The Wall Street Journal reports this morning that “Public Employees Get More Benefits,” which is of some interest to me, given what I’ve written on public-sector pay and benefits. The Journal article is in some ways misleading, in others nonsensical. But it does hit at a core point.
The article begins by pointing out that
As of March, 88% of state and local government workers had access to employer-sponsored medical plans, compared with 71% of private-sector workers, according to a Labor Department report released Tuesday. Governments also picked up a larger share of the health-care tab. Public employers paid 89% of the premiums for policies covering individual workers as of March, compared with 80% at private-sector companies.
That seems to point to greater generosity of benefits and thus to possible overcompensation of state and local employees. But these comparisons fail to account for the fact that public-sector workers are, on average, more white-collar than private-sector employees. If you compared benefits provision to white collar jobs, things would appear more even. Likewise, in the private sector large employers generally provide better benefits than small employers. If the public sector—which is, after all, a large employer—were compared to other large employers the differences in benefit provision would shrink further. So I’m not sure we infer a ton from these numbers alone.
The Journal then follows with a claim that’s common, but which has never made much sense to me (italics mine):
The more generous benefits given to government workers are part of a larger trade-off, according to economists. Unable to match private-sector salaries for their most valued workers, governments instead offer more-attractive benefits packages.
Think about that claim for a second and it becomes clear why it makes no sense. Benefits cost money just the same as salaries cost money. If I pay you $10,000 less in salary but $10,000 more in benefits, my wage bill is exactly the same as before and I haven’t saved a penny. Of course, if the public sector didn’t offer such generous benefits, maybe it could match private-sector salaries. The point is that what matters is overall compensation, and unless there’s some magic to how benefits are provided then the public sector’s preferred mix of salaries/benefits isn’t a cost saver.
The only way this trade-off works is if state and local governments are promising workers benefits that governments are not currently paying for. As it turns out, this is exactly what is going on. State and local employees receive significantly larger pension and retiree health benefits than private-sector employees, but the costs of these benefits fail to shows up in official statistics due to dodgy accounting and chronic underfunding.
Public employees receive pensions that are about twice as large for each dollar of contributions as do private-sector employees. That is, assuming each worker (and his employer) contribute a given amount toward pensions each year, public-sector workers receive a guaranteed benefit at retirement that’s about twice as high.
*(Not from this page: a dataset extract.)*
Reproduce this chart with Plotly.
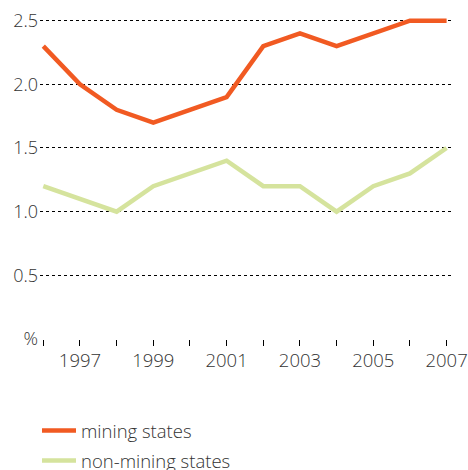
import plotly.graph_objects as go

years = list(range(1996, 2008))
mining = [2.3, 2.0, 1.8, 1.7, 1.8, 1.9, 2.3, 2.4, 2.3, 2.4, 2.5, 2.5]
non_mining = [1.2, 1.1, 1.0, 1.2, 1.3, 1.4, 1.2, 1.2, 1.0, 1.2, 1.3, 1.5]
y_ticks = [0, 0.5, 1.0, 1.5, 2.0, 2.5]
y_tick_text = ["%", "0.5", "1.0", "1.5", "2.0", "2.5"]
x_tick_text = [str(y) if y % 2 == 1 else "" for y in years]

FONT = "Open Sans"
TXT = "#333333"

fig = go.Figure()
fig.add_trace(go.Scatter(x=years, y=mining, mode="lines", name="mining states",
                         legendgroup="a",
                         line=dict(color="#F15A22", width=4.5)))
fig.add_trace(go.Scatter(x=years, y=non_mining, mode="lines", name="non-mining states",
                         legendgroup="b",
                         line=dict(color="#D5E39D", width=4.5)))

fig.update_layout(
    width=468, height=478,
    margin=dict(l=40, r=17, t=13, b=139, autoexpand=False),
    paper_bgcolor="white", plot_bgcolor="white",
    font=dict(family=FONT, size=18, color=TXT, weight=300),
    showlegend=True,
    legend=dict(orientation="v", x=-0.0073, xanchor="left", y=-0.224, yanchor="top",
                itemwidth=34, font=dict(family=FONT, size=18.5, color=TXT, weight=300),
                tracegroupgap=3, traceorder="grouped", bgcolor="rgba(0,0,0,0)"),
    xaxis=dict(range=[1995.91, 2007.12], tickvals=years, ticktext=x_tick_text,
               ticks="outside", ticklen=6, tickcolor="black", tickwidth=1,
               tickfont=dict(size=18.5), ticklabeloverflow="allow",
               showgrid=False, zeroline=False, showline=False, automargin=False,
               ticklabelstandoff=-1, fixedrange=True),
    yaxis=dict(range=[0, 2.56], tickvals=y_ticks, ticktext=y_tick_text,
               showgrid=True, gridcolor="black", gridwidth=1, griddash="dot",
               zeroline=False, showline=False, ticks="", automargin=False,
               ticklabeloverflow="allow",
               ticklabelstandoff=1, fixedrange=True),
)
fig.write_html(
    "out.html",
    config={"displayModeBar": False, "staticPlot": True},
    post_script="document.body.style.margin='0';document.body.style.overflow='hidden';",
)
As I’ve argued elsewhere, this is a result of bogus pension accounting at the state level, which allows state pensions to assume they can earn high investment returns without risk. As a result, public pensions are underfunded by more than $3 trillion. Nevertheless, it’s the taxpayer, not public-sector retirees, who bear the costs of this.
Second, more than 80 percent of public-sector workers are eligible for retiree health benefits (often referred to as OPEBs, or Other Post-Employment Benefits), versus only around one-third in the private sector. OPEBs generally provide full coverage from the time a government worker retirees (often in their early to mid-50s) up until Medicare starts at age 65. After age 65, public employees usually receive a supplementary policy that covers what Medicare doesn’t. (Private-sector retiree health coverage, where it exists, is generally less generous, with higher deductibles and co-pays.) These benefits are almost entirely unfunded, and as a result don’t show up at all in Bureau of Labor Statistics data about employee compensation. Nevertheless, the Pew Center on the States reports that states currently owe around $500 for OPEBs, which costs rising rapidly in the future. That means that public-sector employees have effectively received an additional $500 billion in deferred compensation that is currently off the books.
Comparing salaries between public- and private-sector employees is a relatively straightforward process. Comparing benefits is much less so. Nevertheless, despite some shoddy reasoning in today’s Wall Street Journal article, there’s a good case to be made that public-sector benefits are significantly more generous than those paid to the typical American worker.